Residual-Compensated Ensemble Framework for High-Accuracy Interpretable Prediction of Binding Energies on Alloy Surfaces

Highly accurate prediction models typically require high-dimensional structures, which would obscure the underlying physical mechanisms. Consequently, balancing prediction accuracy with model interpretability remains a fundamental challenge in binding energy prediction. Herein, we propose a residual-compensated SISSO-RFR framework for predicting binding energies of key atomic species (C, N, and O). First, an interpretable SISSO model incorporating five descriptors is developed, and the descriptors further demonstrate the significant contribution of surface elements exhibiting strong affinity to the adsorbate.

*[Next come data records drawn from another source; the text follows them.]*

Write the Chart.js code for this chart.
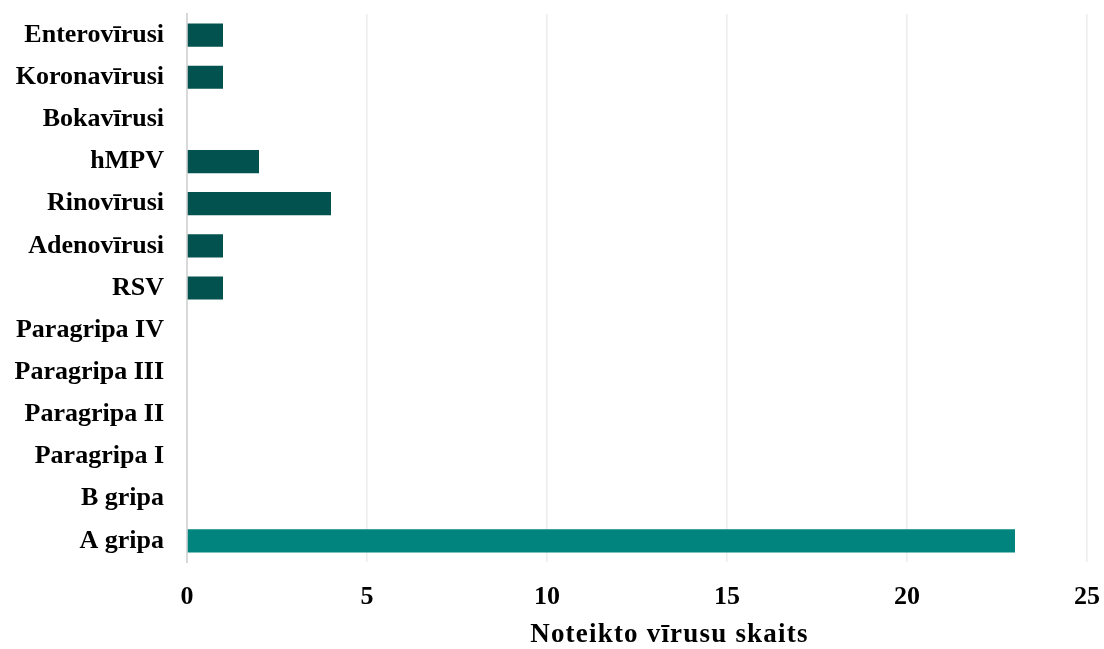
<!DOCTYPE html>
<html>
<head>
<meta charset="utf-8">
<script src="https://cdn.jsdelivr.net/npm/chart.js@4/dist/chart.umd.min.js"></script>
<style>
  html, body { margin: 0; padding: 0; background: #ffffff; }
  #wrap { width: 1104px; height: 649px; position: relative; }
</style>
</head>
<body>
<div id="wrap"><canvas id="c" width="1104" height="649"></canvas></div>
<script>
const categories = ["Enterovīrusi", "Koronavīrusi", "Bokavīrusi", "hMPV", "Rinovīrusi", "Adenovīrusi", "RSV", "Paragripa IV", "Paragripa III", "Paragripa II", "Paragripa I", "B gripa", "A gripa"];
const values = [1, 1, 0, 2, 4, 1, 1, 0, 0, 0, 0, 0, 23];
const barColors = ["#02524f", "#02524f", "#02524f", "#02524f", "#02524f", "#02524f", "#02524f", "#02524f", "#02524f", "#02524f", "#02524f", "#02524f", "#01847e"];
const xTicks = [0, 5, 10, 15, 20, 25];
const xTitle = "Noteikto vīrusu skaits";

const FONT = '"Liberation Serif", "Times New Roman", serif';

const axisTitlePlugin = {
  id: 'axisTitle',
  afterDraw(chart) {
    const ctx = chart.ctx;
    const xs = chart.scales.x;
    ctx.save();
    ctx.font = 'bold 27px ' + FONT;
    if ('letterSpacing' in ctx) ctx.letterSpacing = '1.2px';
    ctx.fillStyle = '#000000';
    ctx.textAlign = 'center';
    ctx.textBaseline = 'middle';
    ctx.fillText(xTitle, xs.getPixelForValue(13.4), 635);
    ctx.restore();
  }
};

new Chart(document.getElementById('c'), {
  type: 'bar',
  data: {
    labels: categories,
    datasets: [{
      data: values,
      backgroundColor: barColors,
      borderWidth: 0,
      barPercentage: 0.55,
      categoryPercentage: 1.0
    }]
  },
  plugins: [axisTitlePlugin],
  options: {
    indexAxis: 'y',
    responsive: false,
    animation: false,
    layout: { padding: { top: 14, right: 17, bottom: 0, left: 0 } },
    plugins: { legend: { display: false }, tooltip: { enabled: false } },
    scales: {
      x: {
        min: 0,
        max: 25,
        afterBuildTicks: (s) => { s.ticks = xTicks.map(v => ({ value: v })); },
        afterFit: (s) => { s.height = 87; s.paddingLeft = 0; s.paddingRight = 0; },
        grid: { color: '#ececec', lineWidth: 1.5, drawTicks: false },
        border: { display: false },
        ticks: {
          padding: 20,
          color: '#000000',
          font: { family: FONT, size: 26, weight: 'bold' }
        },
        title: { display: false }
      },
      y: {
        afterFit: (s) => { s.width = 187; s.paddingTop = 0; s.paddingBottom = 0; },
        grid: { display: false, drawTicks: false },
        border: { display: true, color: '#d9d9d9', width: 2 },
        ticks: {
          padding: 23,
          color: '#000000',
          font: { family: FONT, size: 26, weight: 'bold' }
        }
      }
    }
  }
});
</script>
</body>
</html>
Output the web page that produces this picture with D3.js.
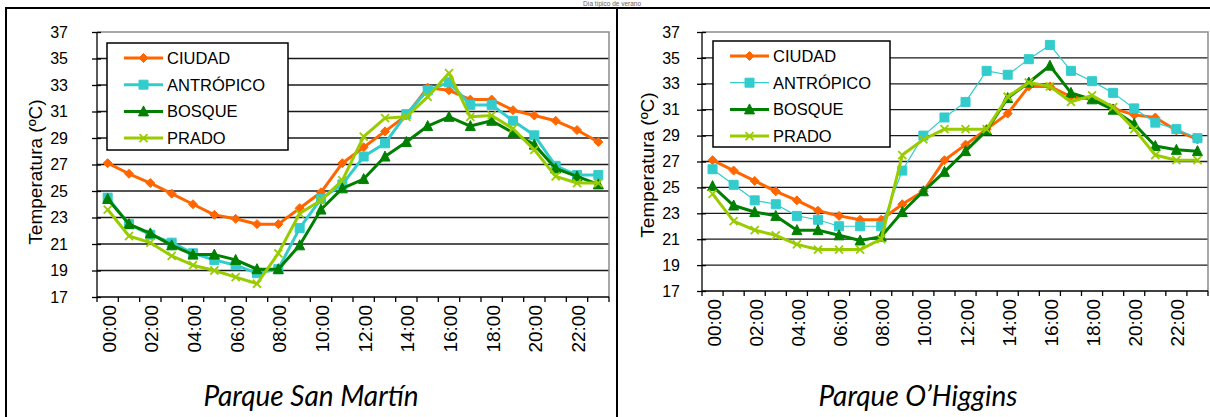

Subsequently, a Random Forest Regression (RFR) model compensates for residual errors between the calculated values and the SISSO predictions. The resulting SISSO-RFR framework demonstrates a significantly higher accuracy than both conventional ensemble models and dual SISSO approaches. This synergistic integration strikes an optimal balance between model transparency inherent in white-box SISSO approaches and predictive accuracy achieved through RFR's error compensation mechanisms. The framework effectively balances accuracy with interpretability, offering a streamlined approach to deepen understanding of the structure-performance relationship and accelerate catalyst discovery.